Additionally, CCEA carries out research and development into the curriculum.

==Awarding qualifications==
CCEA offers a wide range of qualifications, such as GCSEs, including the new GCSE Double Award specifications in vocational subjects, GCE A and AS levels, Entry Level Qualifications, Key-skills, Essential Skills, and Graded Objectives in Modern Languages. Due to educational reforms of the Conservative Party under Prime Minister David Cameron, CCEA (among other UK examination boards, i.e. Edexcel, AQA, OCR and WJEC) continuously redevelops syllabi for GCSEs and GCE A Levels. CCEA is a member of the Joint Council for Qualifications.

==Principal products and services==
CCEA’s principal products and services are to meet the requirements outlined in the Education (NI) Order. CCEA’s duties and functions are therefore to:

- Keep under constant review all aspects of the curriculum, examinations and assessment for grant-aided schools and colleges of further education, and to undertake statutory consultation on proposals relating to legislation;
- Advise the Department of Education (NI) or the Minister for Education on matters concerning curriculum, assessments, examinations and external qualifications, and to accredit and approve qualifications;
- Conduct and moderate examinations and assessments, keeping standards in line with the rest of the UK;
- Publish and disseminate information relating to the curriculum, assessment and examinations;
- Develop and produce teaching support materials for use in schools and other educational Centres;
- Carry out research and development into curricula, examinations, assessments, new media and software/hardware environments.

==Miscellaneous==
CCEA attracted media interest in 2014, due to allegations related to working conditions for some staff and the threat of strike action by CCEA’s recognised trade union NIPSA.
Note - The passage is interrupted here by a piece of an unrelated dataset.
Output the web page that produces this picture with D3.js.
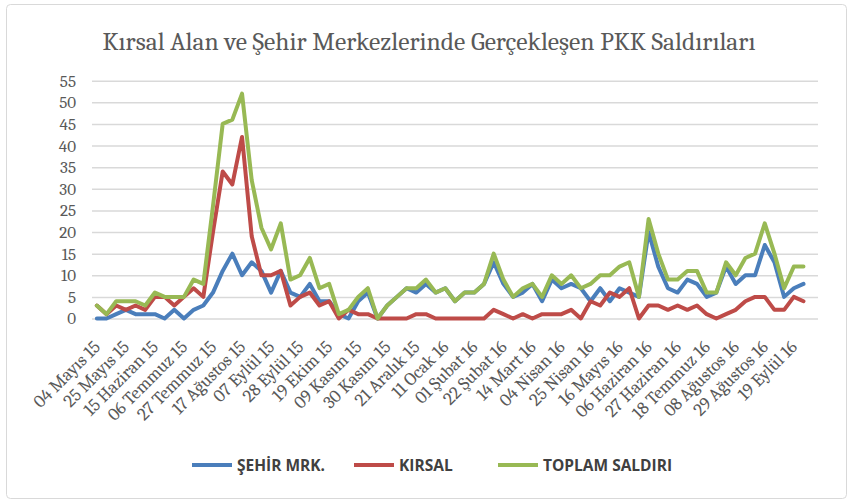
<!DOCTYPE html>
<html>
<head>
<meta charset="utf-8">
<script src="https://cdn.jsdelivr.net/npm/d3@7"></script>
<style>
  body { margin: 0; background: #fff; }
  svg { display: block; }
</style>
</head>
<body>
<div id="chart"></div>
<script>
// weekly categories, 04 Mayıs 15 .. 26 Eylül 16
const categories = [
  "04 Mayıs 15", "11 Mayıs 15", "18 Mayıs 15", "25 Mayıs 15", "01 Haziran 15", "08 Haziran 15",
  "15 Haziran 15", "22 Haziran 15", "29 Haziran 15", "06 Temmuz 15", "13 Temmuz 15", "20 Temmuz 15",
  "27 Temmuz 15", "03 Ağustos 15", "10 Ağustos 15", "17 Ağustos 15", "24 Ağustos 15", "31 Ağustos 15",
  "07 Eylül 15", "14 Eylül 15", "21 Eylül 15", "28 Eylül 15", "05 Ekim 15", "12 Ekim 15",
  "19 Ekim 15", "26 Ekim 15", "02 Kasım 15", "09 Kasım 15", "16 Kasım 15", "23 Kasım 15",
  "30 Kasım 15", "07 Aralık 15", "14 Aralık 15", "21 Aralık 15", "28 Aralık 15", "04 Ocak 16",
  "11 Ocak 16", "18 Ocak 16", "25 Ocak 16", "01 Şubat 16", "08 Şubat 16", "15 Şubat 16",
  "22 Şubat 16", "29 Şubat 16", "07 Mart 16", "14 Mart 16", "21 Mart 16", "28 Mart 16",
  "04 Nisan 16", "11 Nisan 16", "18 Nisan 16", "25 Nisan 16", "02 Mayıs 16", "09 Mayıs 16",
  "16 Mayıs 16", "23 Mayıs 16", "30 Mayıs 16", "06 Haziran 16", "13 Haziran 16", "20 Haziran 16",
  "27 Haziran 16", "04 Temmuz 16", "11 Temmuz 16", "18 Temmuz 16", "25 Temmuz 16", "01 Ağustos 16",
  "08 Ağustos 16", "15 Ağustos 16", "22 Ağustos 16", "29 Ağustos 16", "05 Eylül 16", "12 Eylül 16",
  "19 Eylül 16", "26 Eylül 16"
];

// shown on the axis (every third week)
const tickLabels = [
  "04 Mayıs 15", "25 Mayıs 15", "15 Haziran 15", "06 Temmuz 15", "27 Temmuz 15", "17 Ağustos 15",
  "07 Eylül 15", "28 Eylül 15", "19 Ekim 15", "09 Kasım 15", "30 Kasım 15", "21 Aralık 15",
  "11 Ocak 16", "01 Şubat 16", "22 Şubat 16", "14 Mart 16", "04 Nisan 16", "25 Nisan 16",
  "16 Mayıs 16", "06 Haziran 16", "27 Haziran 16", "18 Temmuz 16", "08 Ağustos 16", "29 Ağustos 16",
  "19 Eylül 16"
];

const sehir = [
  0, 0, 1, 2, 1, 1, 1, 0, 2, 0, 2, 3,
  6, 11, 15, 10, 13, 11, 6, 11, 6, 5, 8, 4,
  4, 1, 0, 4, 6, 0, 3, 5, 7, 6, 8, 6,
  7, 4, 6, 6, 8, 13, 8, 5, 6, 8, 4, 9,
  7, 8, 7, 4, 7, 4, 7, 6, 5, 20, 12, 7,
  6, 9, 8, 5, 6, 12, 8, 10, 10, 17, 13, 5,
  7, 8
];

const kirsal = [
  3, 1, 3, 2, 3, 2, 5, 5, 3, 5, 7, 5,
  20, 34, 31, 42, 19, 10, 10, 11, 3, 5, 6, 3,
  4, 0, 2, 1, 1, 0, 0, 0, 0, 1, 1, 0,
  0, 0, 0, 0, 0, 2, 1, 0, 1, 0, 1, 1,
  1, 2, 0, 4, 3, 6, 5, 7, 0, 3, 3, 2,
  3, 2, 3, 1, 0, 1, 2, 4, 5, 5, 2, 2,
  5, 4
];

const toplam = [
  3, 1, 4, 4, 4, 3, 6, 5, 5, 5, 9, 8,
  26, 45, 46, 52, 32, 21, 16, 22, 9, 10, 14, 7,
  8, 1, 2, 5, 7, 0, 3, 5, 7, 7, 9, 6,
  7, 4, 6, 6, 8, 15, 9, 5, 7, 8, 5, 10,
  8, 10, 7, 8, 10, 10, 12, 13, 5, 23, 15, 9,
  9, 11, 11, 6, 6, 13, 10, 14, 15, 22, 15, 7,
  12, 12
];

const yTicks = [0, 5, 10, 15, 20, 25, 30, 35, 40, 45, 50, 55];

const seriesNames = ["ŞEHİR MRK.", "KIRSAL", "TOPLAM SALDIRI"];
const seriesColors = ["#4A7EBB", "#BE4B48", "#98B954"];

const W = 850, H = 502;
const plot = { left: 92, right: 818, top: 80.7, bottom: 318.5 };
const serif = "Cambria, 'DejaVu Serif', serif";

const svg = d3.select("#chart").append("svg")
  .attr("width", W)
  .attr("height", H);

// outer frame
svg.append("rect")
  .attr("x", 6.5).attr("y", 4.5)
  .attr("width", W - 10).attr("height", H - 8)
  .attr("rx", 4)
  .attr("fill", "#fff")
  .attr("stroke", "#d9d9d9");

// scales
const step = (plot.right - plot.left) / (categories.length + 1);
const x = d3.scalePoint()
  .domain(categories)
  .range([plot.left + step / 2, plot.left + step / 2 + step * (categories.length - 1)]);

const y = d3.scaleLinear()
  .domain([0, 55])
  .range([plot.bottom, plot.top]);

// title
svg.append("text")
  .attr("x", 429)
  .attr("y", 50)
  .attr("text-anchor", "middle")
  .attr("font-family", serif)
  .attr("font-size", 25.5)
  .attr("fill", "#595959")
  .text("Kırsal Alan ve Şehir Merkezlerinde Gerçekleşen PKK Saldırıları");

// y axis + gridlines
const yAxis = svg.append("g")
  .attr("transform", `translate(${plot.left},0)`)
  .call(d3.axisLeft(y)
    .tickValues(yTicks)
    .tickSize(-(plot.right - plot.left))
    .tickPadding(16));
yAxis.select(".domain").remove();
yAxis.selectAll(".tick line")
  .attr("stroke", "#d9d9d9")
  .attr("stroke-width", 1.5);
yAxis.selectAll(".tick text")
  .attr("font-family", serif)
  .attr("font-size", 17)
  .attr("fill", "#595959");

// x axis labels
const xAxis = svg.append("g")
  .attr("transform", `translate(0,${plot.bottom})`)
  .call(d3.axisBottom(x)
    .tickValues(tickLabels)
    .tickSize(0)
    .tickPadding(0));
xAxis.select(".domain").remove();
xAxis.selectAll(".tick text")
  .attr("font-family", serif)
  .attr("font-size", 18)
  .attr("fill", "#595959")
  .attr("text-anchor", "end")
  .attr("dy", 0)
  .attr("transform", "translate(4,29.5) rotate(-45)");

// lines
const allSeries = [sehir, kirsal, toplam];
const line = d3.line()
  .x((d, i) => x(categories[i]))
  .y(d => y(d))
  .curve(d3.curveLinear);

allSeries.forEach((vals, k) => {
  svg.append("path")
    .datum(vals)
    .attr("fill", "none")
    .attr("stroke", seriesColors[k])
    .attr("stroke-width", 4)
    .attr("stroke-linejoin", "round")
    .attr("stroke-linecap", "round")
    .attr("d", line);
});

// legend
const legendX = [192, 354, 498];
const legend = svg.append("g").attr("transform", "translate(0,465)");
seriesNames.forEach((name, k) => {
  legend.append("line")
    .attr("x1", legendX[k]).attr("x2", legendX[k] + 40)
    .attr("y1", 0).attr("y2", 0)
    .attr("stroke", seriesColors[k])
    .attr("stroke-width", 4);
  legend.append("text")
    .attr("x", legendX[k] + 45)
    .attr("y", 5.5)
    .attr("font-family", "'Open Sans', 'Liberation Sans', sans-serif")
    .attr("font-weight", "bold")
    .attr("font-size", 15.5)
    .attr("fill", "#404040")
    .text(name);
});
</script>
</body>
</html>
==Incorporated examination boards==
- Northern Ireland School Examinations and Assessment Council (NISEAC)
- Northern Ireland School Examinations Council (NISEC)

== Chief Executive ==
The Chief Executive of CCEA is responsible for the operational delivery of examinations and assessments to thousands of pupils across Northern Ireland, the monitoring of standards in qualifications, and the formulation of relevant policy advice to the Department of Education.